Recently I watched a squeegee man clean a couple of windshields at a stoplight on 44th Street and 9th Avenue, where a few drivers reluctantly handed over some money after the man wiped the windshield. The taxi drivers, who typically carry their cash in hand, aggressively shooed the squeegee man away. During the bad years, taxi drivers were the ambulant version of an ATM, so cabbies making an all-cash living were targeted for muggings and, sometimes, even murder.

Is the return of the squeegee men a sign of a relaxing of law enforcement under the Bloomberg administration or just the harbinger of economic hardship as the city sheds jobs in both the public and private sector? The mayor’s office announced the reduction of the police force by 1,000 uniformed officers, while Citigroup recently gave pink slips to 50,000 workers.

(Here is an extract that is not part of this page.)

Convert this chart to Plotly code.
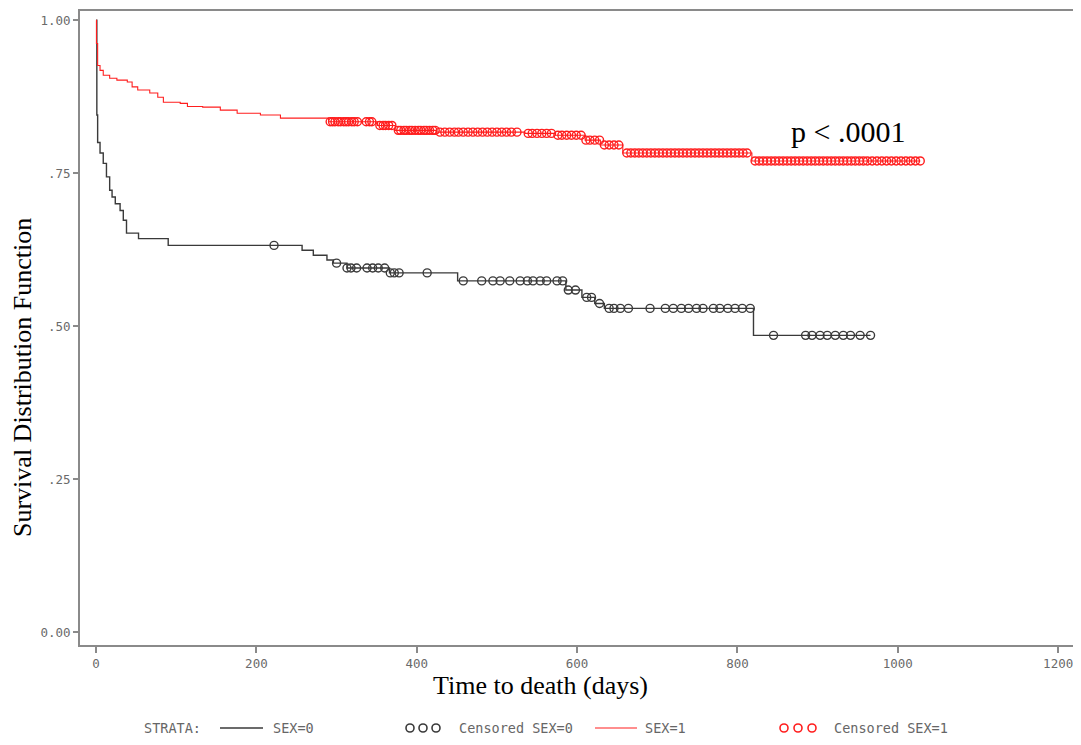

From the decade of the kinder and gentler 90s to the millennial shift toward hope and change, the crackdown on petty crime as a gateway activity to bigger and broader opportunities has largely taken a back seat to the focus on hand-to-mouth bailouts. On the streets of New York, the squeegee men have largely gone unchallenged by both authorities and drivers. Will we see more squeegee workers and an increase in crime throughout the nation? As New Yorkers like to say, “Everything happens in New York first before anywhere else in the country.”